# STATED TASK
Output every line of the material exactly, omitting images.

# COLLECTED MATERIAL
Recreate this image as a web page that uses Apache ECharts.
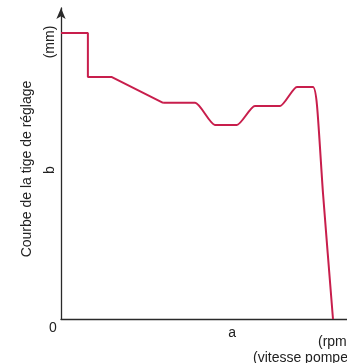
<!DOCTYPE html>
<html>
<head>
<meta charset="utf-8">
<style>
  html, body { margin: 0; padding: 0; background: #fff; }
  #chart { width: 347px; height: 363px; }
</style>
<script src="https://cdn.jsdelivr.net/npm/echarts@6/dist/echarts.min.js"></script>
</head>
<body>
<div id="chart"></div>
<script>
// Pump speed (x) and control-rod travel (y), relative units 0..100
// Straight part: full-load step, then linear fall-off
var stepX = [0, 9.4, 9.4, 17.8, 35.7];
var stepY = [92, 92, 77.8, 77.8, 69.5];

// Rounded part: dip, recovery, peak and governor cut-off
var curveX = [35.7, 46.9, 53.8, 61.5, 67.8, 76.6, 82.5, 88.1, 89.5, 91.6, 95.1];
var curveY = [69.5, 69.5, 62.4, 62.4, 68.5, 68.5, 74.6, 74.6, 68.8, 40.5, 0];

// Named positions on the axes
var xTickValues = [59.8];
var xTickLabels = ['a'];
var yTickValues = [47.9];
var yTickLabels = ['b'];

function pairs(xs, ys) {
  return xs.map(function (x, i) { return [x, ys[i]]; });
}

var FONT = '"Liberation Sans", Arial, Helvetica, sans-serif';
var RED = '#c81e4c';
var AXIS = '#2a2a2a';

var chart = echarts.init(document.getElementById('chart'));
chart.setOption({
  animation: false,
  backgroundColor: '#ffffff',
  grid: { left: 61, right: 0, top: 8, bottom: 44, containLabel: false },
  xAxis: {
    type: 'value', min: 0, max: 100,
    axisLine: { show: true, onZero: false, lineStyle: { color: AXIS, width: 1.3 } },
    axisTick: { show: false },
    splitLine: { show: false },
    axisLabel: {
      show: true,
      customValues: xTickValues,
      margin: 7,
      color: '#222', fontSize: 14, fontFamily: FONT,
      formatter: function (v) {
        var i = xTickValues.indexOf(v);
        return i >= 0 ? xTickLabels[i] : '';
      }
    }
  },
  yAxis: {
    type: 'value', min: 0, max: 100,
    axisLine: {
      show: true, onZero: false,
      symbol: ['none', 'arrow'], symbolSize: [7, 11], symbolOffset: [0, 0],
      lineStyle: { color: AXIS, width: 1.3 }
    },
    axisTick: { show: false },
    splitLine: { show: false },
    axisLabel: {
      show: true,
      customValues: yTickValues,
      rotate: 90,
      margin: 4,
      color: '#222', fontSize: 14, fontFamily: FONT,
      formatter: function (v) {
        var i = yTickValues.indexOf(v);
        return i >= 0 ? yTickLabels[i] : '';
      }
    }
  },
  graphic: [
    {
      type: 'text', x: 27, y: 169, rotation: Math.PI / 2,
      style: {
        text: 'Courbe de la tige de réglage', fill: '#222',
        font: '14px ' + FONT, align: 'center', verticalAlign: 'middle'
      }
    },
    {
      type: 'text', x: 50, y: 42, rotation: Math.PI / 2,
      style: {
        text: '(mm)', fill: '#222',
        font: '14px ' + FONT, align: 'center', verticalAlign: 'middle'
      }
    },
    {
      type: 'text', x: 53, y: 328,
      style: {
        text: '0', fill: '#222',
        font: '14px ' + FONT, align: 'center', verticalAlign: 'middle'
      }
    },
    {
      type: 'text', x: 318, y: 342,
      style: {
        text: '(rpm)', fill: '#222',
        font: '14px ' + FONT, align: 'left', verticalAlign: 'middle'
      }
    },
    {
      type: 'text', x: 253, y: 358,
      style: {
        text: '(vitesse pompe)', fill: '#222',
        font: '14px ' + FONT, align: 'left', verticalAlign: 'middle'
      }
    }
  ],
  series: [
    {
      type: 'line', data: pairs(stepX, stepY),
      showSymbol: false, smooth: false,
      lineStyle: { color: RED, width: 2 }
    },
    {
      type: 'line', data: pairs(curveX, curveY),
      showSymbol: false, smooth: 0.2,
      lineStyle: { color: RED, width: 2 }
    }
  ]
});
</script>
</body>
</html>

# FULL RESPONSE
Recreate this image as a web page that uses Apache ECharts.
<!DOCTYPE html>
<html>
<head>
<meta charset="utf-8">
<style>
  html, body { margin: 0; padding: 0; background: #fff; }
  #chart { width: 347px; height: 363px; }
</style>
<script src="https://cdn.jsdelivr.net/npm/echarts@6/dist/echarts.min.js"></script>
</head>
<body>
<div id="chart"></div>
<script>
// Pump speed (x) and control-rod travel (y), relative units 0..100
// Straight part: full-load step, then linear fall-off
var stepX = [0, 9.4, 9.4, 17.8, 35.7];
var stepY = [92, 92, 77.8, 77.8, 69.5];

// Rounded part: dip, recovery, peak and governor cut-off
var curveX = [35.7, 46.9, 53.8, 61.5, 67.8, 76.6, 82.5, 88.1, 89.5, 91.6, 95.1];
var curveY = [69.5, 69.5, 62.4, 62.4, 68.5, 68.5, 74.6, 74.6, 68.8, 40.5, 0];

// Named positions on the axes
var xTickValues = [59.8];
var xTickLabels = ['a'];
var yTickValues = [47.9];
var yTickLabels = ['b'];

function pairs(xs, ys) {
  return xs.map(function (x, i) { return [x, ys[i]]; });
}

var FONT = '"Liberation Sans", Arial, Helvetica, sans-serif';
var RED = '#c81e4c';
var AXIS = '#2a2a2a';

var chart = echarts.init(document.getElementById('chart'));
chart.setOption({
  animation: false,
  backgroundColor: '#ffffff',
  grid: { left: 61, right: 0, top: 8, bottom: 44, containLabel: false },
  xAxis: {
    type: 'value', min: 0, max: 100,
    axisLine: { show: true, onZero: false, lineStyle: { color: AXIS, width: 1.3 } },
    axisTick: { show: false },
    splitLine: { show: false },
    axisLabel: {
      show: true,
      customValues: xTickValues,
      margin: 7,
      color: '#222', fontSize: 14, fontFamily: FONT,
      formatter: function (v) {
        var i = xTickValues.indexOf(v);
        return i >= 0 ? xTickLabels[i] : '';
      }
    }
  },
  yAxis: {
    type: 'value', min: 0, max: 100,
    axisLine: {
      show: true, onZero: false,
      symbol: ['none', 'arrow'], symbolSize: [7, 11], symbolOffset: [0, 0],
      lineStyle: { color: AXIS, width: 1.3 }
    },
    axisTick: { show: false },
    splitLine: { show: false },
    axisLabel: {
      show: true,
      customValues: yTickValues,
      rotate: 90,
      margin: 4,
      color: '#222', fontSize: 14, fontFamily: FONT,
      formatter: function (v) {
        var i = yTickValues.indexOf(v);
        return i >= 0 ? yTickLabels[i] : '';
      }
    }
  },
  graphic: [
    {
      type: 'text', x: 27, y: 169, rotation: Math.PI / 2,
      style: {
        text: 'Courbe de la tige de réglage', fill: '#222',
        font: '14px ' + FONT, align: 'center', verticalAlign: 'middle'
      }
    },
    {
      type: 'text', x: 50, y: 42, rotation: Math.PI / 2,
      style: {
        text: '(mm)', fill: '#222',
        font: '14px ' + FONT, align: 'center', verticalAlign: 'middle'
      }
    },
    {
      type: 'text', x: 53, y: 328,
      style: {
        text: '0', fill: '#222',
        font: '14px ' + FONT, align: 'center', verticalAlign: 'middle'
      }
    },
    {
      type: 'text', x: 318, y: 342,
      style: {
        text: '(rpm)', fill: '#222',
        font: '14px ' + FONT, align: 'left', verticalAlign: 'middle'
      }
    },
    {
      type: 'text', x: 253, y: 358,
      style: {
        text: '(vitesse pompe)', fill: '#222',
        font: '14px ' + FONT, align: 'left', verticalAlign: 'middle'
      }
    }
  ],
  series: [
    {
      type: 'line', data: pairs(stepX, stepY),
      showSymbol: false, smooth: false,
      lineStyle: { color: RED, width: 2 }
    },
    {
      type: 'line', data: pairs(curveX, curveY),
      showSymbol: false, smooth: 0.2,
      lineStyle: { color: RED, width: 2 }
    }
  ]
});
</script>
</body>
</html>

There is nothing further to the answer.